(INSTRUCTION) Reproduce the listing below character for character; drop every image.

(DATA SHOWN)

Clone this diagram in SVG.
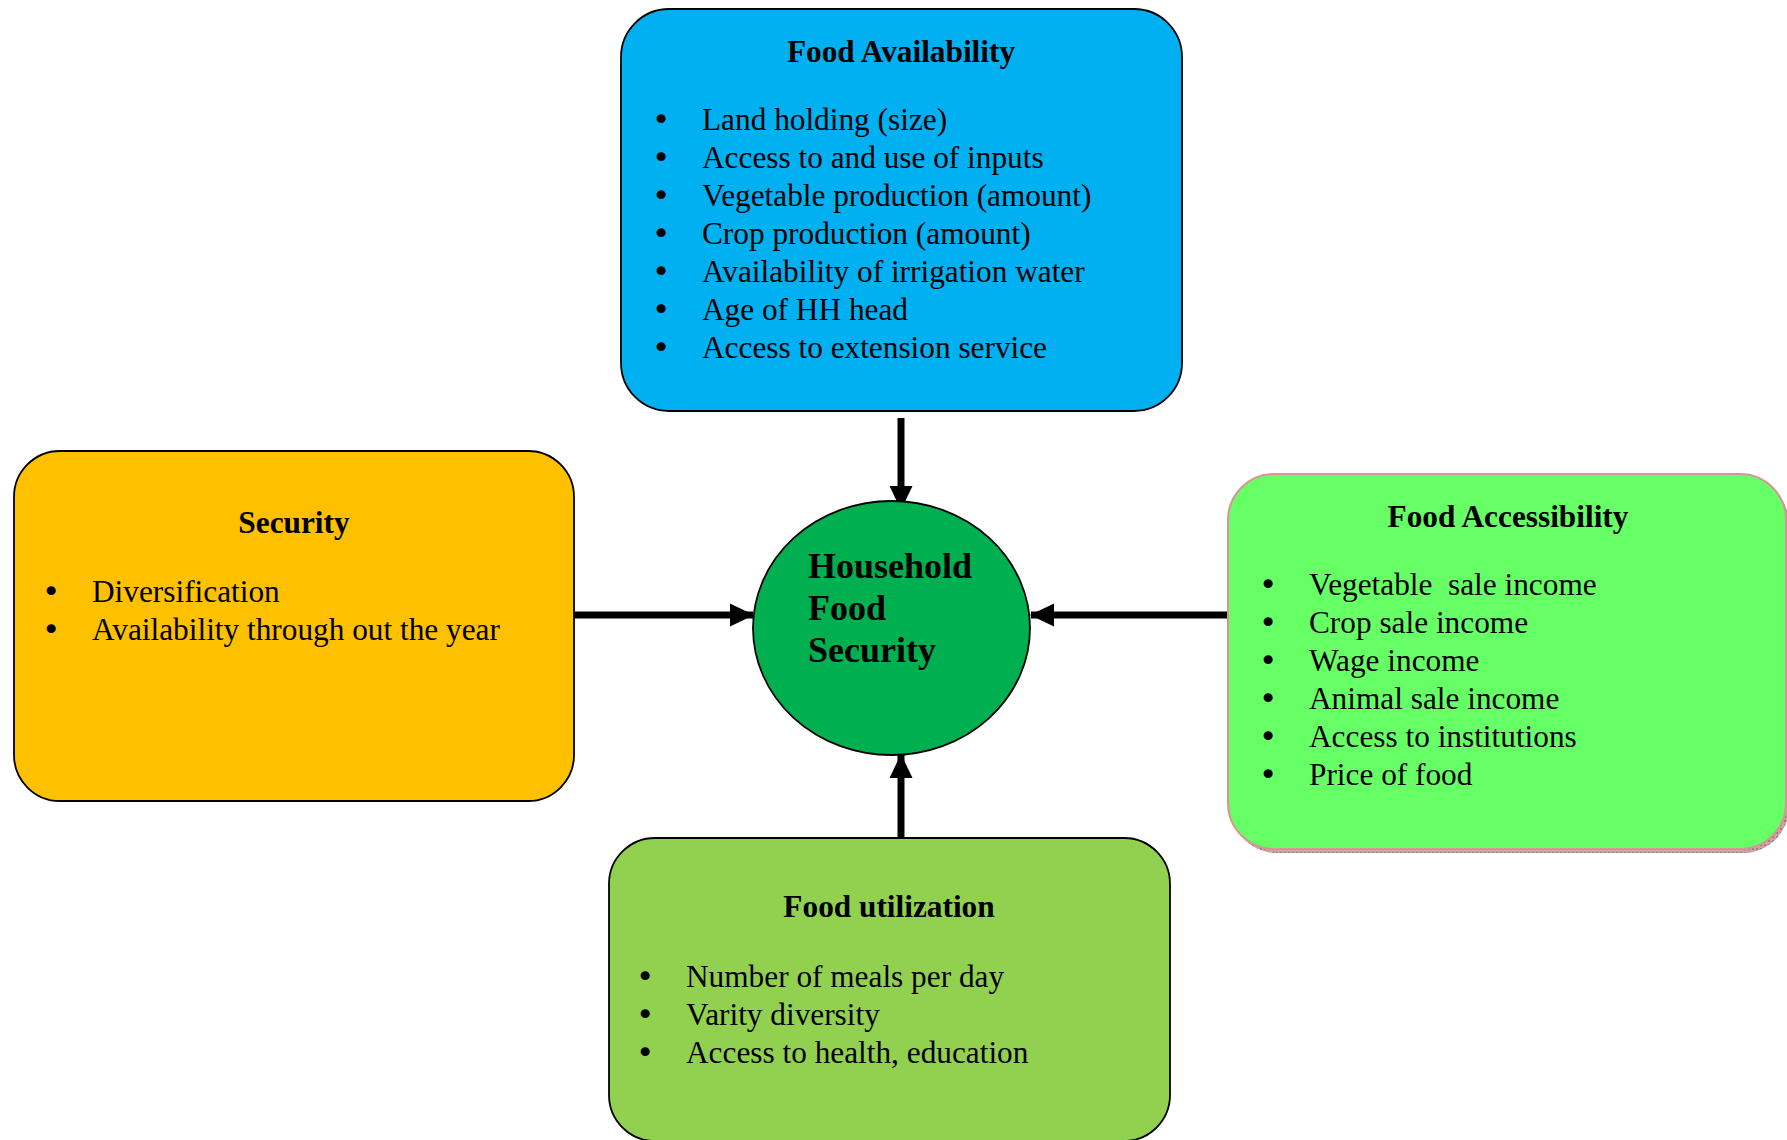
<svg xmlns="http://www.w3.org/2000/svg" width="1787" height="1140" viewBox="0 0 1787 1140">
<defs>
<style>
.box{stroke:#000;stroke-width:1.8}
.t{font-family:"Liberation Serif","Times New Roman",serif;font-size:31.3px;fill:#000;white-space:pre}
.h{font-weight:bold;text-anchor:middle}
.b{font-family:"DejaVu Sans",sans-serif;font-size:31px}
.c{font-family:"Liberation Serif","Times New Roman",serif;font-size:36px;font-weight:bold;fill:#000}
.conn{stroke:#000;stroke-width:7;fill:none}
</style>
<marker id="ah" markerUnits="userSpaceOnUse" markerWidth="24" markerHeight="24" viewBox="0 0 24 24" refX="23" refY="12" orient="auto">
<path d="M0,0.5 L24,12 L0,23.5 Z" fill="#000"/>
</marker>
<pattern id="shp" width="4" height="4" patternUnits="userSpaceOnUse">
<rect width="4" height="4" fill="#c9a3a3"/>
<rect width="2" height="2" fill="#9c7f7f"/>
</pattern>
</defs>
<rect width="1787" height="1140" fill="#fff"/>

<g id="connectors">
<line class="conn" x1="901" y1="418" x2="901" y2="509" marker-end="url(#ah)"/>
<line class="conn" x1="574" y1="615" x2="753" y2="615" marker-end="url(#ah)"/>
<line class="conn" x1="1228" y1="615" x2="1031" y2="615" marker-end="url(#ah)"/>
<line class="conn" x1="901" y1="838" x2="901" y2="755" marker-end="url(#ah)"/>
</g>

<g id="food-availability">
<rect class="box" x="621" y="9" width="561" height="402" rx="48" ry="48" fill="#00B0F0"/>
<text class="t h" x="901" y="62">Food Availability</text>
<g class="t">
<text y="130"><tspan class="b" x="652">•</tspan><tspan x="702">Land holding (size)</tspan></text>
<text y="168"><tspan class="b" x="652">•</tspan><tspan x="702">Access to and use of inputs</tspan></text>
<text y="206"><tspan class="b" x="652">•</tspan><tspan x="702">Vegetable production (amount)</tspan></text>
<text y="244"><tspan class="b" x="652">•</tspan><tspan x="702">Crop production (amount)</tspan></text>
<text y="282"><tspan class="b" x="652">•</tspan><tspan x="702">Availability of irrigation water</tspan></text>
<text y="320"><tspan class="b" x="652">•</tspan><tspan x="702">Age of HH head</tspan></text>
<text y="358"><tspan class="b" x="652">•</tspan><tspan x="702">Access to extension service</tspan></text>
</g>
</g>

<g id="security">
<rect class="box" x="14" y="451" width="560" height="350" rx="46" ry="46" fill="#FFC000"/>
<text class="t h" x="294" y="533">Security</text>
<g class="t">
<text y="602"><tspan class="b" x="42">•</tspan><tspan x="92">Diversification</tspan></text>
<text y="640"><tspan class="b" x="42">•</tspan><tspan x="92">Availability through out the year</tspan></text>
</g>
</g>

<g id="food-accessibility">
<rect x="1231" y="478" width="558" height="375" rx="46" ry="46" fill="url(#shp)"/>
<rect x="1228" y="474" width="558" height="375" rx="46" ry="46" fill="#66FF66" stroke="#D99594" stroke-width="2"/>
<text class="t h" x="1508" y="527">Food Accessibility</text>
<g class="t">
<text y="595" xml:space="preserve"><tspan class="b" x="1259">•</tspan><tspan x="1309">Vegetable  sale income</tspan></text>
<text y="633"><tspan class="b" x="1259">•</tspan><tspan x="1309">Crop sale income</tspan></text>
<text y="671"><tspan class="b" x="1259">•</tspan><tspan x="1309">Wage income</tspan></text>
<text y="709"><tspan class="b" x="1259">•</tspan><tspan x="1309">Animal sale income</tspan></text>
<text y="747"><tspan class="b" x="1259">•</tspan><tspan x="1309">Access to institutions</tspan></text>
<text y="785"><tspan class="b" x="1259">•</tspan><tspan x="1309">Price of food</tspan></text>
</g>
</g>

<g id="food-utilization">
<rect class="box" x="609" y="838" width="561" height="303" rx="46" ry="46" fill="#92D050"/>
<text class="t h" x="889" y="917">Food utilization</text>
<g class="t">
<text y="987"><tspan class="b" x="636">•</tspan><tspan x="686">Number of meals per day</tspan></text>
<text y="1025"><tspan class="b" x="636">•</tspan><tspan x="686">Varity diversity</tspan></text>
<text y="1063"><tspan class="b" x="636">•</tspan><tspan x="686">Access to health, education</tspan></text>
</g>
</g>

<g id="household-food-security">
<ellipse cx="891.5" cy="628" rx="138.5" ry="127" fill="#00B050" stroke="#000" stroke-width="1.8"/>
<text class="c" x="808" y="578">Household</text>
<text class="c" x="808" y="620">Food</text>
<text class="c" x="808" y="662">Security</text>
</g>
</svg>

(THE COMPLETED TASK)
Clone this diagram in SVG.
<svg xmlns="http://www.w3.org/2000/svg" width="1787" height="1140" viewBox="0 0 1787 1140">
<defs>
<style>
.box{stroke:#000;stroke-width:1.8}
.t{font-family:"Liberation Serif","Times New Roman",serif;font-size:31.3px;fill:#000;white-space:pre}
.h{font-weight:bold;text-anchor:middle}
.b{font-family:"DejaVu Sans",sans-serif;font-size:31px}
.c{font-family:"Liberation Serif","Times New Roman",serif;font-size:36px;font-weight:bold;fill:#000}
.conn{stroke:#000;stroke-width:7;fill:none}
</style>
<marker id="ah" markerUnits="userSpaceOnUse" markerWidth="24" markerHeight="24" viewBox="0 0 24 24" refX="23" refY="12" orient="auto">
<path d="M0,0.5 L24,12 L0,23.5 Z" fill="#000"/>
</marker>
<pattern id="shp" width="4" height="4" patternUnits="userSpaceOnUse">
<rect width="4" height="4" fill="#c9a3a3"/>
<rect width="2" height="2" fill="#9c7f7f"/>
</pattern>
</defs>
<rect width="1787" height="1140" fill="#fff"/>

<g id="connectors">
<line class="conn" x1="901" y1="418" x2="901" y2="509" marker-end="url(#ah)"/>
<line class="conn" x1="574" y1="615" x2="753" y2="615" marker-end="url(#ah)"/>
<line class="conn" x1="1228" y1="615" x2="1031" y2="615" marker-end="url(#ah)"/>
<line class="conn" x1="901" y1="838" x2="901" y2="755" marker-end="url(#ah)"/>
</g>

<g id="food-availability">
<rect class="box" x="621" y="9" width="561" height="402" rx="48" ry="48" fill="#00B0F0"/>
<text class="t h" x="901" y="62">Food Availability</text>
<g class="t">
<text y="130"><tspan class="b" x="652">•</tspan><tspan x="702">Land holding (size)</tspan></text>
<text y="168"><tspan class="b" x="652">•</tspan><tspan x="702">Access to and use of inputs</tspan></text>
<text y="206"><tspan class="b" x="652">•</tspan><tspan x="702">Vegetable production (amount)</tspan></text>
<text y="244"><tspan class="b" x="652">•</tspan><tspan x="702">Crop production (amount)</tspan></text>
<text y="282"><tspan class="b" x="652">•</tspan><tspan x="702">Availability of irrigation water</tspan></text>
<text y="320"><tspan class="b" x="652">•</tspan><tspan x="702">Age of HH head</tspan></text>
<text y="358"><tspan class="b" x="652">•</tspan><tspan x="702">Access to extension service</tspan></text>
</g>
</g>

<g id="security">
<rect class="box" x="14" y="451" width="560" height="350" rx="46" ry="46" fill="#FFC000"/>
<text class="t h" x="294" y="533">Security</text>
<g class="t">
<text y="602"><tspan class="b" x="42">•</tspan><tspan x="92">Diversification</tspan></text>
<text y="640"><tspan class="b" x="42">•</tspan><tspan x="92">Availability through out the year</tspan></text>
</g>
</g>

<g id="food-accessibility">
<rect x="1231" y="478" width="558" height="375" rx="46" ry="46" fill="url(#shp)"/>
<rect x="1228" y="474" width="558" height="375" rx="46" ry="46" fill="#66FF66" stroke="#D99594" stroke-width="2"/>
<text class="t h" x="1508" y="527">Food Accessibility</text>
<g class="t">
<text y="595" xml:space="preserve"><tspan class="b" x="1259">•</tspan><tspan x="1309">Vegetable  sale income</tspan></text>
<text y="633"><tspan class="b" x="1259">•</tspan><tspan x="1309">Crop sale income</tspan></text>
<text y="671"><tspan class="b" x="1259">•</tspan><tspan x="1309">Wage income</tspan></text>
<text y="709"><tspan class="b" x="1259">•</tspan><tspan x="1309">Animal sale income</tspan></text>
<text y="747"><tspan class="b" x="1259">•</tspan><tspan x="1309">Access to institutions</tspan></text>
<text y="785"><tspan class="b" x="1259">•</tspan><tspan x="1309">Price of food</tspan></text>
</g>
</g>

<g id="food-utilization">
<rect class="box" x="609" y="838" width="561" height="303" rx="46" ry="46" fill="#92D050"/>
<text class="t h" x="889" y="917">Food utilization</text>
<g class="t">
<text y="987"><tspan class="b" x="636">•</tspan><tspan x="686">Number of meals per day</tspan></text>
<text y="1025"><tspan class="b" x="636">•</tspan><tspan x="686">Varity diversity</tspan></text>
<text y="1063"><tspan class="b" x="636">•</tspan><tspan x="686">Access to health, education</tspan></text>
</g>
</g>

<g id="household-food-security">
<ellipse cx="891.5" cy="628" rx="138.5" ry="127" fill="#00B050" stroke="#000" stroke-width="1.8"/>
<text class="c" x="808" y="578">Household</text>
<text class="c" x="808" y="620">Food</text>
<text class="c" x="808" y="662">Security</text>
</g>
</svg>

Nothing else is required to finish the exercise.